Чехов, конечно, вышел из рамок текста и, насколько возможно, сделал из Юзика фигуру, которая и не снилась автору. Зрители запомнили его высокий лоб, обрамленный длинными белокурыми волосами, глубокие горящие глаза поэта — безумца, влюбленного в мечту и одержимого одним чувством. Остались в памяти его метания, нервные и в то же время мягкие, как и вся игра Чехова. Сильнее всего был он, конечно, когда не связывал себя дымовским текстом, когда отдавался фантазии, придумывая своего героя. И все же, все же нельзя было не увидеть, глядя на Чехова в «Юзике», что это породистый арабский конь, везущий бочку с водой.
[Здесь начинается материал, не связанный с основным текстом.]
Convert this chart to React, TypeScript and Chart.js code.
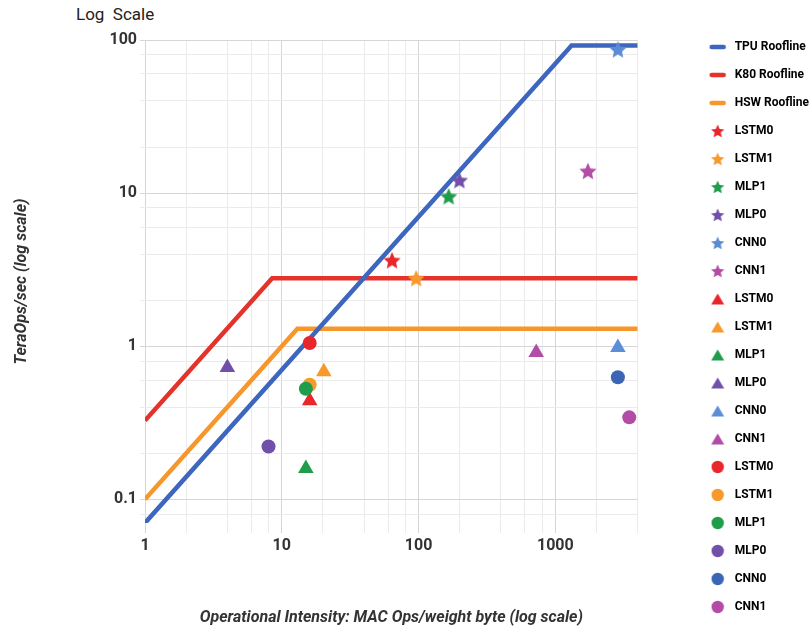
import React, { useEffect, useRef } from 'react';
import { Chart, registerables } from 'chart.js';

Chart.register(...registerables);

const FONT = 'Roboto, "Noto Sans", "DejaVu Sans", sans-serif';
const TEXT = '#333333';

// Axis ranges and ticks
const X_MIN = 1;
const X_MAX = 4000;
const Y_MIN = 0.07;
const Y_MAX = 100;
const xTickValues = [1, 2, 4, 6, 8, 10, 20, 40, 60, 80, 100, 200, 400, 600, 800, 1000, 2000, 4000];
const yTickValues = [0.08, 0.1, 0.2, 0.4, 0.6, 0.8, 1, 2, 4, 6, 8, 10, 20, 40, 60, 80, 100];

// Rooflines
const rooflineNames = ['TPU Roofline', 'K80 Roofline', 'HSW Roofline'];
const rooflineColors = ['#3d67bf', '#e3332b', '#f7962a'];
const tpuRoofX = [1, 1314, 4000];
const tpuRoofY = [0.07, 92, 92];
const k80RoofX = [1, 8.5, 4000];
const k80RoofY = [0.327, 2.78, 2.78];
const hswRoofX = [1, 13, 4000];
const hswRoofY = [0.1, 1.3, 1.3];

// Applications
const appNames = ['LSTM0', 'LSTM1', 'MLP1', 'MLP0', 'CNN0', 'CNN1'];
const starColors = ['#e9262c', '#f7992b', '#1f9d4b', '#7150aa', '#5b8bd4', '#b24ca6'];
const triColors = ['#e9262c', '#f7992b', '#1f9d4b', '#7150aa', '#5a8fd8', '#b24ca6'];
const circleColors = ['#e9262c', '#f7992b', '#1f9d4b', '#7150aa', '#3b65b5', '#b24ca6'];

// Stars: TPU
const starX = [64, 96, 166, 199, 2866, 1730];
const starY = [3.63, 2.77, 9.5, 12.1, 86.5, 13.9];
// Triangles: K80
const triX = [16, 20.3, 15, 4.0, 2866, 725];
const triY = [0.44, 0.68, 0.159, 0.726, 0.98, 0.91];
// Circles: HSW
const circX = [16, 16, 15, 8.0, 2866, 3470];
const circY = [1.05, 0.56, 0.527, 0.221, 0.627, 0.343];

const isPow10 = (v: number) => {
  const l = Math.log10(v);
  return Math.abs(l - Math.round(l)) < 1e-9;
};

function makeCanvas(w: number, h: number) {
  const c = document.createElement('canvas');
  c.width = w;
  c.height = h;
  return c;
}

function makeStar(color: string, R: number) {
  const size = Math.ceil(R * 2 + 2);
  const c = makeCanvas(size, size);
  const ctx = c.getContext('2d')!;
  ctx.fillStyle = color;
  ctx.beginPath();
  for (let i = 0; i < 10; i++) {
    const r = i % 2 === 0 ? R : R * 0.47;
    const a = -Math.PI / 2 + (i * Math.PI) / 5;
    const px = size / 2 + r * Math.cos(a);
    const py = size / 2 + 0.6 + r * Math.sin(a);
    if (i === 0) ctx.moveTo(px, py);
    else ctx.lineTo(px, py);
  }
  ctx.closePath();
  ctx.fill();
  return c;
}

function makeLineIcon(color: string) {
  const c = makeCanvas(18, 8);
  const ctx = c.getContext('2d')!;
  ctx.strokeStyle = color;
  ctx.lineWidth = 4.5;
  ctx.lineCap = 'round';
  ctx.beginPath();
  ctx.moveTo(3, 4);
  ctx.lineTo(15, 4);
  ctx.stroke();
  return c;
}

function makeTriangleIcon(color: string) {
  const c = makeCanvas(14, 14);
  const ctx = c.getContext('2d')!;
  ctx.fillStyle = color;
  ctx.beginPath();
  ctx.moveTo(7, 1.5);
  ctx.lineTo(13.5, 12.5);
  ctx.lineTo(0.5, 12.5);
  ctx.closePath();
  ctx.fill();
  return c;
}

function makeCircleIcon(color: string) {
  const c = makeCanvas(14, 14);
  const ctx = c.getContext('2d')!;
  ctx.fillStyle = color;
  ctx.beginPath();
  ctx.arc(7, 7, 6.2, 0, Math.PI * 2);
  ctx.fill();
  return c;
}

const toPts = (xs: number[], ys: number[]) => xs.map((x, i) => ({ x, y: ys[i] }));

export default function App() {
  const ref = useRef<HTMLCanvasElement | null>(null);

  useEffect(() => {
    if (!ref.current) return;

    const roofData = [toPts(tpuRoofX, tpuRoofY), toPts(k80RoofX, k80RoofY), toPts(hswRoofX, hswRoofY)];
    const chartStars = starColors.map((c) => makeStar(c, 9));

    const datasets: any[] = [];
    const legendIcons: any[] = [];

    roofData.forEach((d, i) => {
      datasets.push({
        label: rooflineNames[i],
        data: d,
        showLine: true,
        borderColor: rooflineColors[i],
        backgroundColor: rooflineColors[i],
        borderWidth: 4.5,
        pointRadius: 0,
        fill: false,
        tension: 0,
        order: 10 + i,
      });
      legendIcons.push(makeLineIcon(rooflineColors[i]));
    });

    appNames.forEach((n, i) => {
      datasets.push({
        label: n,
        data: [{ x: starX[i], y: starY[i] }],
        pointStyle: chartStars[i],
        backgroundColor: starColors[i],
        borderWidth: 0,
        pointRadius: 9,
        order: 3 + (5 - i) * 0.01,
      });
      legendIcons.push(makeStar(starColors[i], 7));
    });

    appNames.forEach((n, i) => {
      datasets.push({
        label: n,
        data: [{ x: triX[i], y: triY[i] }],
        pointStyle: 'triangle',
        backgroundColor: triColors[i],
        borderColor: triColors[i],
        borderWidth: 0,
        pointRadius: 9,
        order: 2 + (5 - i) * 0.01,
      });
      legendIcons.push(makeTriangleIcon(triColors[i]));
    });

    appNames.forEach((n, i) => {
      datasets.push({
        label: n,
        data: [{ x: circX[i], y: circY[i] }],
        pointStyle: 'circle',
        backgroundColor: circleColors[i],
        borderColor: circleColors[i],
        borderWidth: 0,
        pointRadius: 7,
        order: 1 + (5 - i) * 0.01,
      });
      legendIcons.push(makeCircleIcon(circleColors[i]));
    });

    const gridColor = (ctx: any) => {
      const v = ctx && ctx.tick ? ctx.tick.value : 0;
      return v && isPow10(v) ? '#d6d6d6' : '#ebebeb';
    };

    const chart = new Chart(ref.current, {
      type: 'scatter',
      data: { datasets },
      options: {
        animation: false,
        responsive: true,
        maintainAspectRatio: false,
        events: [],
        layout: { padding: { top: 25, left: 0, right: 0, bottom: 0 } },
        plugins: {
          tooltip: { enabled: false },
          title: { display: false },
          legend: {
            position: 'right',
            align: 'start',
            labels: {
              usePointStyle: true,
              pointStyleWidth: 22,
              padding: 16,
              color: TEXT,
              font: { family: FONT, size: 12, weight: 'bold' },
              generateLabels: (c: any) =>
                c.data.datasets.map((ds: any, i: number) => ({
                  text: ds.label,
                  pointStyle: legendIcons[i],
                  fillStyle: 'rgba(0,0,0,0)',
                  strokeStyle: 'rgba(0,0,0,0)',
                  lineWidth: 0,
                  hidden: false,
                  datasetIndex: i,
                })),
            },
          },
        },
        scales: {
          x: {
            type: 'logarithmic',
            position: 'bottom',
            min: X_MIN,
            max: X_MAX,
            afterBuildTicks: (s: any) => {
              s.ticks = xTickValues.map((v) => ({ value: v, major: isPow10(v) }));
            },
            afterFit: (s: any) => {
              s.height = 109;
            },
            ticks: {
              autoSkip: false,
              maxRotation: 0,
              padding: 3,
              color: TEXT,
              font: { family: FONT, size: 16, weight: 'bold' },
              callback: (v: any) => (isPow10(Number(v)) ? String(Number(v)) : ''),
            },
            grid: { color: gridColor, tickColor: gridColor, tickLength: 10, lineWidth: 1 },
            border: { display: false },
            title: {
              display: true,
              text: 'Operational Intensity: MAC Ops/weight byte (log scale)',
              color: TEXT,
              font: { family: FONT, size: 16, weight: 'bold', style: 'italic' },
              padding: { top: 4, bottom: 4 },
            },
          },
          y: {
            type: 'logarithmic',
            position: 'left',
            min: Y_MIN,
            max: Y_MAX,
            afterBuildTicks: (s: any) => {
              s.ticks = yTickValues.map((v) => ({ value: v, major: isPow10(v) }));
            },
            afterFit: (s: any) => {
              s.width = 145;
            },
            ticks: {
              autoSkip: false,
              padding: 3,
              color: TEXT,
              font: { family: FONT, size: 16, weight: 'bold' },
              callback: (v: any) => (isPow10(Number(v)) ? String(Number(v)) : ''),
            },
            grid: { color: gridColor, tickColor: gridColor, tickLength: 5, lineWidth: 1 },
            border: { display: false },
            title: {
              display: true,
              text: 'TeraOps/sec (log scale)',
              color: TEXT,
              font: { family: FONT, size: 16, weight: 'bold', style: 'italic' },
              padding: { top: 12, bottom: 0 },
            },
          },
          xTop: {
            type: 'linear',
            position: 'top',
            display: true,
            ticks: { display: false },
            grid: { display: false, drawTicks: false },
            border: { display: false },
            afterFit: (s: any) => {
              s.height = 15;
            },
          },
          yRight: {
            type: 'linear',
            position: 'right',
            display: true,
            ticks: { display: false },
            grid: { display: false, drawTicks: false },
            border: { display: false },
            afterFit: (s: any) => {
              s.width = 53;
            },
          },
        },
      } as any,
    });

    return () => chart.destroy();
  }, []);

  return (
    <div
      style={{
        position: 'fixed',
        left: 0,
        top: 0,
        width: 811,
        height: 632,
        overflow: 'hidden',
        background: '#ffffff',
      }}
    >
      <div
        style={{
          position: 'absolute',
          left: 76,
          top: 4,
          fontFamily: FONT,
          fontSize: 17,
          lineHeight: '20px',
          color: '#222',
          whiteSpace: 'nowrap',
        }}
      >
        Log&nbsp; Scale
      </div>
      <div style={{ position: 'absolute', left: 0, top: 0, width: 819, height: 632 }}>
        <canvas ref={ref} />
      </div>
    </div>
  );
}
Михаил Чехов играл по-немецки. И хотя выговор, несмотря на все усилия, был у него, как утверждают, не «перфект», хозяин остался им доволен. Он печатно объяснялся в любви к Чехову, называл его «дорогим другом», всячески привечал. Но удовлетворить Михаила Александровича он не смог. Не смог и потому, что Юзик не заменил Чехову Гамлета, о котором он мечтал, и потому, что ни в одном театре Рейнхардта не было, по сути дела, ансамблевой труппы. В «Юзике» с Михаилом Чеховым играли одни партнеры, в «Артистах» (кроме Карин Эванс) — другие. Исполнителей (по американскому образцу) чаще всего приглашали на постановку одной какой-нибудь пьесы. Не успев привыкнуть друг к другу, актеры расходились по разным театрам, чтобы снова, едва наладив и какие-то человеческие связи, и ансамблевую работу, разбрестись в стороны. Уже одно это делало спектакли случайными; и, как ко всему случайному, к ним нельзя было предъявлять серьезных требований.

Михаил Чехов не решался признаться в этом даже самому себе. Но, вероятно, его совершенно не удивило, когда на одном из представлений «Артистов» занавес вдруг стал опускаться раньше, чем актер закончил решающий всю его роль монолог. Чехов бросился вперед, к авансцене, руками уперся в падающую тяжелую деревянную рейку занавеса, стараясь удержать ее и выкрикивая в зрительный зал недоговоренные слова. С грехом пополам закончил он свой монолог. Но, боже, как гадко, должно быть, было у него в тот вечер на душе, как не по себе!..

В чеховском дневнике нет рассказа об этом эпизоде. И о том, что он играл роль Юзика, тоже. И о многом другом, с чем он встретился здесь, столь не похожем на то, что было дома, в России!

Знаменательная встреча

На короткое время появился в Берлине Станиславский. Константин Сергеевич ездил на немецкий курорт Баденвейлер, где лечился его больной сын, и теперь спешил в Москву. Макс Рейнхардт, склонный к эффектным жестам и внешней помпе, решил не упустить случая. На совещании, которое у него состоялось, было решено поднести Станиславскому художественный золотой жетон. Рейнхардту этого показалось мало. Надо было поразить гостя. Но чем? Немецкий режиссер решил, что сделать это можно, подарив Станиславскому роскошный автомобиль.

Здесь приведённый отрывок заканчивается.